3 Sep 2014

Ukip’s Douglas Carswell ‘showered with supportive texts’ from Tories

Half a century ago, the seaside peace of Clacton in Essex was shattered by a vicious clash between rival gangs of mods and rockers. Fifty years on, the political mod Douglas Carswell has prompted a battle for the heart and soul of the Conservative party by joining Ukip.

His defection threatens to lay bare bitter divisions over Europe which have simmered since Margaret Thatcher’s day. Conservative ministers fear other MPs will join him, but when I went to talk to him in sunny Clacton earlier, for his first broadcast interview since his resignation, he refused to put a number on fellow defectors.

But in an admission that may worry Tory whips, he says he’s been showered with supportive texts and emails from Conservative MPs, and many of his local Tory association staff have joined him in defecting to Ukip already.

Yet his resignation has made it more difficult for him to achieve what has for long been his number one goal: an in/out referendum on Britain’s EU membership. Because every Tory voter who switches to Ukip makes a Labour victory more likely and Ed Miliband doesn’t want a referendum.

That was an argument Carswell himself made until very recently. And he has a tough job justifying the volte face. He seems to think that David Cameron is so intent on staying in the EU he will get just enough changes to Britain’s relationship to hoodwink the electorate into backing an “in” vote at the 2017 referendum. But those changes won’t, in Carswell’s view, be enough to make a real difference.
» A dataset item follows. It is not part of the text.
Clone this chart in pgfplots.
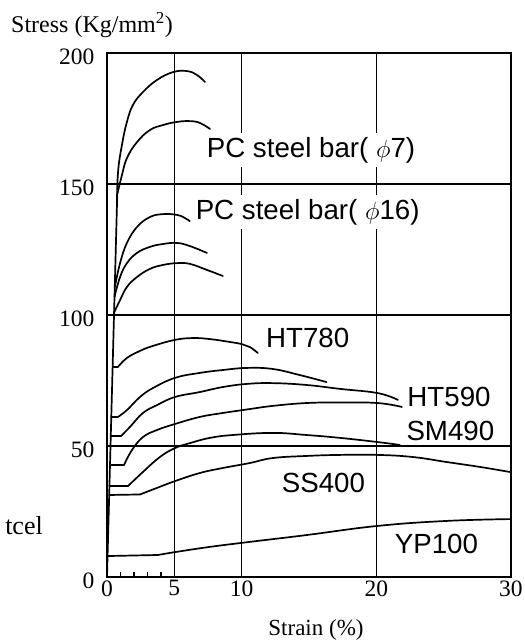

It seems odd to me that a man who has spent his entire political career arguing for democratic change now appears to distrust the outcome of a referendum which would give the people their say on Europe.

Odd, too, that some in the party he’s joined espouse views on women and immigration he claims to abhor. So where a former Ukip MEP called women “sluts” and was allowed to remain in the party for months afterwards, Carswell says he finds such a view “totally intolerable”. And while the Ukip leader Nigel Farage said women who took maternity leave were “worth less” to employers, his newest recruit says he’s a wholehearted supporter of generous maternity conditions.

Then there’s immigration. Carswell shares Ukip’s desire for controlled immigration, but what party doesn’t? I asked him what he thought about Farage’s concerns about Romanians moving in next door, and Carswell waxes lyrical about a “remarkable Romanian” doctor in his constituency. His vision of “modern Britain” – a vision he says is exemplified by Mo Farah and Jessica Ennis taking part in the London Olympics – is rather different from that sketched out by his leader, who frets that a country made “unrecognisable” by mass immigration is not a country he wants to bequeath to his children and grandchildren.

Perhaps the truth is that Carswell is something of a political one-off: he didn’t quite fit with the Tories but will he get along with Ukip any better?

He is, he admits, not afraid to be something of a loner. If no other Conservative MPs join him in making a home with Ukip, he insists he won’t mind. “I wouldn’t feel lonely if people in Clacton were with me,” he says.